== What is required ==
From the first line of the data below, repeat each line exactly until you reach the line with "plt.rcParams['mathtext.it'] = 'Liberation"; include that line too.

== Available data ==
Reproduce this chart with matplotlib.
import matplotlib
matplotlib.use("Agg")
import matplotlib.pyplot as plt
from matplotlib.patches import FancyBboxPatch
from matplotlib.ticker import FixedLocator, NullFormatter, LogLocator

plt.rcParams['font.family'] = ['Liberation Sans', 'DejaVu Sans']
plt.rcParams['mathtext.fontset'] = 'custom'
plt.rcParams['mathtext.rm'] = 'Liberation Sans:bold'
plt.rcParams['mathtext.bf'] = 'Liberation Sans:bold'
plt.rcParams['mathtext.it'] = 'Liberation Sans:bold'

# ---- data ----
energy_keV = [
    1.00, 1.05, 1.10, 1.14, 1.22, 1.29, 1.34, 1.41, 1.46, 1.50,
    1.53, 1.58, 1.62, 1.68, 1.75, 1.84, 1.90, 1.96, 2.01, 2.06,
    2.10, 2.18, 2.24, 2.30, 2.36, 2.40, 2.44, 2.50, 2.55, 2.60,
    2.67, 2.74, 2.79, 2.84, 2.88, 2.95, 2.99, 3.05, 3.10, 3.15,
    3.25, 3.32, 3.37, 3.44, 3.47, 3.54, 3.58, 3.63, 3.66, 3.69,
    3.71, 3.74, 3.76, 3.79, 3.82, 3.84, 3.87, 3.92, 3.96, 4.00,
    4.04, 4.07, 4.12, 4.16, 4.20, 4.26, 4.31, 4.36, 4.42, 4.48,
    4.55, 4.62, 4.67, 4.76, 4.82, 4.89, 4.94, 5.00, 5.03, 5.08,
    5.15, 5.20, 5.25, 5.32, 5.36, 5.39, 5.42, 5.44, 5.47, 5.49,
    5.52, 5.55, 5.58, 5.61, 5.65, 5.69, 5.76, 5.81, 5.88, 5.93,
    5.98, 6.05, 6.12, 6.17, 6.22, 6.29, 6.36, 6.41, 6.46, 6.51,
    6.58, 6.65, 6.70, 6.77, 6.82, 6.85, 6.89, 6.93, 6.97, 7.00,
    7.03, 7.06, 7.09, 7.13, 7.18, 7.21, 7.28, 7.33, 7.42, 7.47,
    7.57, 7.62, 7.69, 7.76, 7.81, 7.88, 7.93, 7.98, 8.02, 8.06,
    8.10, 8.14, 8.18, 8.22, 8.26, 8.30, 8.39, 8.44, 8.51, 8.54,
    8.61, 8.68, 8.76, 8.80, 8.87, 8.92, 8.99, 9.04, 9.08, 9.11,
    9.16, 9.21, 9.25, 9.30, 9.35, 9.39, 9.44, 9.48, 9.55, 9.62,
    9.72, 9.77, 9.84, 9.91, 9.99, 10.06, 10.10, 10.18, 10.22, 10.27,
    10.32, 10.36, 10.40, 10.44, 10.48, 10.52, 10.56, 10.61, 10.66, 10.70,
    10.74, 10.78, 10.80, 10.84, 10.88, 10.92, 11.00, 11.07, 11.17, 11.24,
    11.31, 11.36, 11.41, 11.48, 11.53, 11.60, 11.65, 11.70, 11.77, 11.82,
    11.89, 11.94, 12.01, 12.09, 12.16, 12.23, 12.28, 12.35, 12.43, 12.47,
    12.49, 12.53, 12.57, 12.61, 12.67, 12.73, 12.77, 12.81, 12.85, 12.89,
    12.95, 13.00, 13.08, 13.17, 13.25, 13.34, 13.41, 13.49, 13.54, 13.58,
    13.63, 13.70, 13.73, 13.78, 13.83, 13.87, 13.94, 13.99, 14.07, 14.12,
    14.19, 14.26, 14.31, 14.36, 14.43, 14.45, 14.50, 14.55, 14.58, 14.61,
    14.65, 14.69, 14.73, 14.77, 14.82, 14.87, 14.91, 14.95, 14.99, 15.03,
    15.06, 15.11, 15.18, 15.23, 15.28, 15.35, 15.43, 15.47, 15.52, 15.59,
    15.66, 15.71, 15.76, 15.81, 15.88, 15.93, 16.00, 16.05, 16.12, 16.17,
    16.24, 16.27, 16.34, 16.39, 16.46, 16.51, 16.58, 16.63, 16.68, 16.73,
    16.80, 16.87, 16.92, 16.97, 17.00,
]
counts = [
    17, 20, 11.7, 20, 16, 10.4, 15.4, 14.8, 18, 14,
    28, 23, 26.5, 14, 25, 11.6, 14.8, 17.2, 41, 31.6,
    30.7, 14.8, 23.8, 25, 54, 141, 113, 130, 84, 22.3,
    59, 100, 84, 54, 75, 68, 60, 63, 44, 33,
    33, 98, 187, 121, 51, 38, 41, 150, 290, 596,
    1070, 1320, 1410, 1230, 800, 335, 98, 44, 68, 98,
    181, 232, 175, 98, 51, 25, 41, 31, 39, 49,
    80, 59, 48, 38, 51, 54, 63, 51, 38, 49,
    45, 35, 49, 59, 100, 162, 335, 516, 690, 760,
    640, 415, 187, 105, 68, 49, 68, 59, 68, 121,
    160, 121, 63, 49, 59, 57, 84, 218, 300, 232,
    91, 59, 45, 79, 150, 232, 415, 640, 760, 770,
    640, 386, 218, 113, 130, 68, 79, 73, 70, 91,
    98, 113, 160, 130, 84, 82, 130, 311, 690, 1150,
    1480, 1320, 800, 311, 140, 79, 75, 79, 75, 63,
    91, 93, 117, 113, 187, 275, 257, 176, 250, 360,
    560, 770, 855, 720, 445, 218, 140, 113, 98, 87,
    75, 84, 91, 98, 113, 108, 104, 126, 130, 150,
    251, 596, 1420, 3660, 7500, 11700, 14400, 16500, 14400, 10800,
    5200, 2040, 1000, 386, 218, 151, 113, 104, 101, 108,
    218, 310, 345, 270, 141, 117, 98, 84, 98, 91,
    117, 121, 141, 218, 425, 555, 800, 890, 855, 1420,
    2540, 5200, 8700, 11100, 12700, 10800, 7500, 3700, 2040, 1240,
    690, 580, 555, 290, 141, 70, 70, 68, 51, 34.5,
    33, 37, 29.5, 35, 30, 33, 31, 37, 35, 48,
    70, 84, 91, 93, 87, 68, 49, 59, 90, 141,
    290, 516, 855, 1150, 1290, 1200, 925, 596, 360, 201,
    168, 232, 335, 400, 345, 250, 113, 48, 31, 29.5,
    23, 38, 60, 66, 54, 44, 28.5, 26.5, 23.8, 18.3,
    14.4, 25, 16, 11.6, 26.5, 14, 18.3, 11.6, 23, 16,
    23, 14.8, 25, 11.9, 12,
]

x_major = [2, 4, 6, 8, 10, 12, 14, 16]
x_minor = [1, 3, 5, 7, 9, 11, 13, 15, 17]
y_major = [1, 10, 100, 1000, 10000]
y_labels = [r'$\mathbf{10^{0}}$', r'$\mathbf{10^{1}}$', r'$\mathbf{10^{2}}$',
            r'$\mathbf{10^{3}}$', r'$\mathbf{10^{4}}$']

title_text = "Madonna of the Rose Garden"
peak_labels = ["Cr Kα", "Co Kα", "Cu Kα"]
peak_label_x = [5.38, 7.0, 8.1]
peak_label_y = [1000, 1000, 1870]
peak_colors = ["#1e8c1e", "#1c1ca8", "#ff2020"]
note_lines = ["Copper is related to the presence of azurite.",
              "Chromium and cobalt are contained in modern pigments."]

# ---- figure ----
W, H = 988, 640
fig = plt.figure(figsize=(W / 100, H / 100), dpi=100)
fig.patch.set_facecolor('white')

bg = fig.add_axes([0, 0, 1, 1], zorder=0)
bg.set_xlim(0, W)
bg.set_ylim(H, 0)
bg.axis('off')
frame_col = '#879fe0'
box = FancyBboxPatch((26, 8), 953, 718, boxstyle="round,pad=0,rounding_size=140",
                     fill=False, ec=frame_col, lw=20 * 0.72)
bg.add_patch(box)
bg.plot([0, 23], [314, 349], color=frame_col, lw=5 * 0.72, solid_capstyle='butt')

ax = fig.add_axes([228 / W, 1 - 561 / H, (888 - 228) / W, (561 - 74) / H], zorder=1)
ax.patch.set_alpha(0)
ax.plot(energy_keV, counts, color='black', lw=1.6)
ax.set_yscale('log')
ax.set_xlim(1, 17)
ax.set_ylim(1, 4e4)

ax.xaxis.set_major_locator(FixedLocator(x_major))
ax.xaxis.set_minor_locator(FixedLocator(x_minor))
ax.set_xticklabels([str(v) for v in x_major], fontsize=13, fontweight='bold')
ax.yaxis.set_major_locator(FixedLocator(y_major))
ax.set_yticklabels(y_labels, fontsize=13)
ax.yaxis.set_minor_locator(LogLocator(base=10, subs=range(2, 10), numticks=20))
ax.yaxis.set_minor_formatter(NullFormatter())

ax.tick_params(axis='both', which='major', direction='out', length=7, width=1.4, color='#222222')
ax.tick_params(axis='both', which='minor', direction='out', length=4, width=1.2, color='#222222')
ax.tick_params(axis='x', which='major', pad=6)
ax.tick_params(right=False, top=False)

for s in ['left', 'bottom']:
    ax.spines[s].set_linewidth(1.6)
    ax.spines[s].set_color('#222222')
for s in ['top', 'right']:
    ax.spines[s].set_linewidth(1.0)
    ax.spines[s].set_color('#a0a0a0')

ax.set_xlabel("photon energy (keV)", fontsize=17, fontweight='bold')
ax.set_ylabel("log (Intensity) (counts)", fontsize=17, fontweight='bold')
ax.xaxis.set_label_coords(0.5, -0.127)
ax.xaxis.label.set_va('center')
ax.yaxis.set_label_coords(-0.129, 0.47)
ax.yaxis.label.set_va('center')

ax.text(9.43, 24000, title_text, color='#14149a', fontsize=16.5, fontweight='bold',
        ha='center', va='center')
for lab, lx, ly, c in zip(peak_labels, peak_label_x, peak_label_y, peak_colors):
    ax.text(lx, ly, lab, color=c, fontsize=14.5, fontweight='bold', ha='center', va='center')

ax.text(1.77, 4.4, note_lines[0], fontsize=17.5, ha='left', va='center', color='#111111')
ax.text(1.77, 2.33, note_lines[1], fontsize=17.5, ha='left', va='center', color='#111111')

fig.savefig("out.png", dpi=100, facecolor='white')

== Right answer ==
Reproduce this chart with matplotlib.
import matplotlib
matplotlib.use("Agg")
import matplotlib.pyplot as plt
from matplotlib.patches import FancyBboxPatch
from matplotlib.ticker import FixedLocator, NullFormatter, LogLocator

plt.rcParams['font.family'] = ['Liberation Sans', 'DejaVu Sans']
plt.rcParams['mathtext.fontset'] = 'custom'
plt.rcParams['mathtext.rm'] = 'Liberation Sans:bold'
plt.rcParams['mathtext.bf'] = 'Liberation Sans:bold'
plt.rcParams['mathtext.it'] = 'Liberation Sans:bold'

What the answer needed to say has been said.